To be done: Exactly as written, write out the lines below from the first to the one containing "const X_MIN = 500, X_MAX", inclusive. Pictures do not belong in the copy.

--- START Information shown ---

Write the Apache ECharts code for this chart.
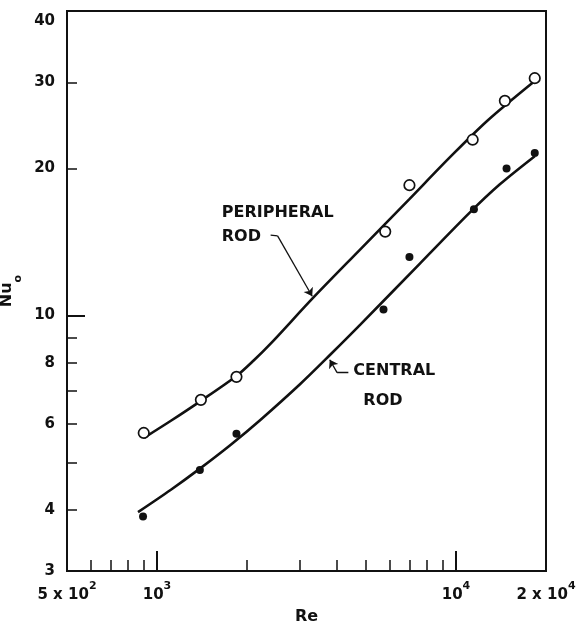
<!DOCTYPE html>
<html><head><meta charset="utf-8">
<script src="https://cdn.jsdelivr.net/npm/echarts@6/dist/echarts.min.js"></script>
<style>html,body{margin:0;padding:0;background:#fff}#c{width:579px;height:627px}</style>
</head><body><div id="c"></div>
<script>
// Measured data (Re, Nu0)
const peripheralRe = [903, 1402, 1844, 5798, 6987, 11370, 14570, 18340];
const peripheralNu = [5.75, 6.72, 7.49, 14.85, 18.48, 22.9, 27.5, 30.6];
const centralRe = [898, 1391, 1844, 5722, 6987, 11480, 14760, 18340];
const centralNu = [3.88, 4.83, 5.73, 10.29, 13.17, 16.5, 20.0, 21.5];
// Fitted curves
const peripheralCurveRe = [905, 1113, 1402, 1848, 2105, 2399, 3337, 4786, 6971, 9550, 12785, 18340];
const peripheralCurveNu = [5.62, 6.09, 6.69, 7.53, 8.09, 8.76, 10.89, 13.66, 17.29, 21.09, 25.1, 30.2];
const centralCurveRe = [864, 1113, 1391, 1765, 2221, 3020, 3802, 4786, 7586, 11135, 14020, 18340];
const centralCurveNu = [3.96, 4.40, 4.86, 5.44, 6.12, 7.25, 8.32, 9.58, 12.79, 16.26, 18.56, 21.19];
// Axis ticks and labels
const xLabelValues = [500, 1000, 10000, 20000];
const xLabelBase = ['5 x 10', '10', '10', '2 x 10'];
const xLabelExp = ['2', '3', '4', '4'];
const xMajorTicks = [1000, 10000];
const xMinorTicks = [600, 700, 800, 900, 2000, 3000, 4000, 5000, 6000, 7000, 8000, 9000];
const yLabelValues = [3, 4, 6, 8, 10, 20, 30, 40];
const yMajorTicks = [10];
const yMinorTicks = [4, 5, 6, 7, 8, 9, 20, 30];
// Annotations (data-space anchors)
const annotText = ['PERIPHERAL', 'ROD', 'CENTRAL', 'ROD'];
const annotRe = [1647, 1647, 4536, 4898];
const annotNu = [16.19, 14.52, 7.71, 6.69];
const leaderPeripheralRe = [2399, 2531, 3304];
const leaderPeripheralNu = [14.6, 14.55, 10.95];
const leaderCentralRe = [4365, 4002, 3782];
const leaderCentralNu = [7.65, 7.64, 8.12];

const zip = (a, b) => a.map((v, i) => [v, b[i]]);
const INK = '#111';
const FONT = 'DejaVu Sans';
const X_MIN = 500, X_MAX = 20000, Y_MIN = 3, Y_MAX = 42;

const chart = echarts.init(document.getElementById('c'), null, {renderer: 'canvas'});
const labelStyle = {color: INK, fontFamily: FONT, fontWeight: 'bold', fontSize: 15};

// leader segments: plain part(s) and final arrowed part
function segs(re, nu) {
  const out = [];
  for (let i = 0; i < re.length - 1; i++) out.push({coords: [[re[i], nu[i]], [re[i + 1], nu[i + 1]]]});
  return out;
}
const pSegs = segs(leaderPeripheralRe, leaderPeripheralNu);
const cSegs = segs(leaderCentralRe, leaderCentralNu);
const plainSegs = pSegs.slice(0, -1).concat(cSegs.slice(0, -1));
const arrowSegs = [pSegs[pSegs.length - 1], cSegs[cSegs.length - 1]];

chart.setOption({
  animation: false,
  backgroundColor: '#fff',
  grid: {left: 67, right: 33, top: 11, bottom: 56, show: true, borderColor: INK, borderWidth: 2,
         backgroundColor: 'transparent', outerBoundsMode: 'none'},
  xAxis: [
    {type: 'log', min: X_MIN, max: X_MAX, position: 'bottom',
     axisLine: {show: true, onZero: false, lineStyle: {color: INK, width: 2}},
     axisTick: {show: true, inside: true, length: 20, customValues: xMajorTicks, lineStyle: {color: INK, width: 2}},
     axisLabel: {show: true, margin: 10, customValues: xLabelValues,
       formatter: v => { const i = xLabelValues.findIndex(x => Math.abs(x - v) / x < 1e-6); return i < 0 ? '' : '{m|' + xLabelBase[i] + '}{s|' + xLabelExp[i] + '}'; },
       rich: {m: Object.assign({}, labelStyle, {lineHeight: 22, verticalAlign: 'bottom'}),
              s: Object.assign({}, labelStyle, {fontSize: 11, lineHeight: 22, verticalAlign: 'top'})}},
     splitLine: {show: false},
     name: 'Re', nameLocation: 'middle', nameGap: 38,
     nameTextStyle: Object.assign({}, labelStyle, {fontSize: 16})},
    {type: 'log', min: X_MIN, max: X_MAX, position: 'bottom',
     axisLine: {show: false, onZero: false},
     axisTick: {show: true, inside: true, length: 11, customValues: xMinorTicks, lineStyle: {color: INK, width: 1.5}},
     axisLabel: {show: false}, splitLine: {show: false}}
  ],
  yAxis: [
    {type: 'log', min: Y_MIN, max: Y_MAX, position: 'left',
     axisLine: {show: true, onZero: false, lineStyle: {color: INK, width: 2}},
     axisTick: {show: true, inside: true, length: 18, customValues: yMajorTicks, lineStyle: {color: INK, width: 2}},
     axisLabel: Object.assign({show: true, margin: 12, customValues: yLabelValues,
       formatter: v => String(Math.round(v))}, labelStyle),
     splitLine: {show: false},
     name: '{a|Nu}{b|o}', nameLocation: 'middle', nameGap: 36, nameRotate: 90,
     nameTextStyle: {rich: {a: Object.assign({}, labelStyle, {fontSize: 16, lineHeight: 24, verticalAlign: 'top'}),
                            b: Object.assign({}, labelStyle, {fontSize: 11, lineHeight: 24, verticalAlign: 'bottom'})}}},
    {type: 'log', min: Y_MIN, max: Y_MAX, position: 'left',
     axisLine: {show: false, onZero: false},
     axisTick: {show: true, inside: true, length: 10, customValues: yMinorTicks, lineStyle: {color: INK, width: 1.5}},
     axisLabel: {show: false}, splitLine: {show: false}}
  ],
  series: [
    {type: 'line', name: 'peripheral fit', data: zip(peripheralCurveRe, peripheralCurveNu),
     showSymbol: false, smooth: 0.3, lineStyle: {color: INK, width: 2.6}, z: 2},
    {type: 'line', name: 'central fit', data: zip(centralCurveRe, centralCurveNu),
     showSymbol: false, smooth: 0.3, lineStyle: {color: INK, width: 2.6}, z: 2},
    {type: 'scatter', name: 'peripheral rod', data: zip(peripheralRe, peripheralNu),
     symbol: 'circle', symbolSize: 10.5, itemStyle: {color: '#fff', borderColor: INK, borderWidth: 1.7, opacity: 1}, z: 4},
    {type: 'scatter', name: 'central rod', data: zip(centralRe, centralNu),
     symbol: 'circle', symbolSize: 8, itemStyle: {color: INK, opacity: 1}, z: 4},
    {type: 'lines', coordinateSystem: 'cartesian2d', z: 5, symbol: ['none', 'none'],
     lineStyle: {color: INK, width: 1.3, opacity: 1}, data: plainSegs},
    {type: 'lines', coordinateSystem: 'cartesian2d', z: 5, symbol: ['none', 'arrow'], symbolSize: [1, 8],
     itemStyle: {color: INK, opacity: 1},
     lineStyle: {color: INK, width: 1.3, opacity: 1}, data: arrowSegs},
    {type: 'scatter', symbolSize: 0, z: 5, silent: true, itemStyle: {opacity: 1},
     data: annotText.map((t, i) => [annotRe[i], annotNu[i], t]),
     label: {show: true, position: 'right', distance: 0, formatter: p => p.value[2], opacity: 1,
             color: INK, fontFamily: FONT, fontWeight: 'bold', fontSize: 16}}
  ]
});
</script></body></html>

--- END Information shown ---

Answer to the exercise:
Write the Apache ECharts code for this chart.
<!DOCTYPE html>
<html><head><meta charset="utf-8">
<script src="https://cdn.jsdelivr.net/npm/echarts@6/dist/echarts.min.js"></script>
<style>html,body{margin:0;padding:0;background:#fff}#c{width:579px;height:627px}</style>
</head><body><div id="c"></div>
<script>
// Measured data (Re, Nu0)
const peripheralRe = [903, 1402, 1844, 5798, 6987, 11370, 14570, 18340];
const peripheralNu = [5.75, 6.72, 7.49, 14.85, 18.48, 22.9, 27.5, 30.6];
const centralRe = [898, 1391, 1844, 5722, 6987, 11480, 14760, 18340];
const centralNu = [3.88, 4.83, 5.73, 10.29, 13.17, 16.5, 20.0, 21.5];
// Fitted curves
const peripheralCurveRe = [905, 1113, 1402, 1848, 2105, 2399, 3337, 4786, 6971, 9550, 12785, 18340];
const peripheralCurveNu = [5.62, 6.09, 6.69, 7.53, 8.09, 8.76, 10.89, 13.66, 17.29, 21.09, 25.1, 30.2];
const centralCurveRe = [864, 1113, 1391, 1765, 2221, 3020, 3802, 4786, 7586, 11135, 14020, 18340];
const centralCurveNu = [3.96, 4.40, 4.86, 5.44, 6.12, 7.25, 8.32, 9.58, 12.79, 16.26, 18.56, 21.19];
// Axis ticks and labels
const xLabelValues = [500, 1000, 10000, 20000];
const xLabelBase = ['5 x 10', '10', '10', '2 x 10'];
const xLabelExp = ['2', '3', '4', '4'];
const xMajorTicks = [1000, 10000];
const xMinorTicks = [600, 700, 800, 900, 2000, 3000, 4000, 5000, 6000, 7000, 8000, 9000];
const yLabelValues = [3, 4, 6, 8, 10, 20, 30, 40];
const yMajorTicks = [10];
const yMinorTicks = [4, 5, 6, 7, 8, 9, 20, 30];
// Annotations (data-space anchors)
const annotText = ['PERIPHERAL', 'ROD', 'CENTRAL', 'ROD'];
const annotRe = [1647, 1647, 4536, 4898];
const annotNu = [16.19, 14.52, 7.71, 6.69];
const leaderPeripheralRe = [2399, 2531, 3304];
const leaderPeripheralNu = [14.6, 14.55, 10.95];
const leaderCentralRe = [4365, 4002, 3782];
const leaderCentralNu = [7.65, 7.64, 8.12];

const zip = (a, b) => a.map((v, i) => [v, b[i]]);
const INK = '#111';
const FONT = 'DejaVu Sans';
const X_MIN = 500, X_MAX = 20000, Y_MIN = 3, Y_MAX = 42;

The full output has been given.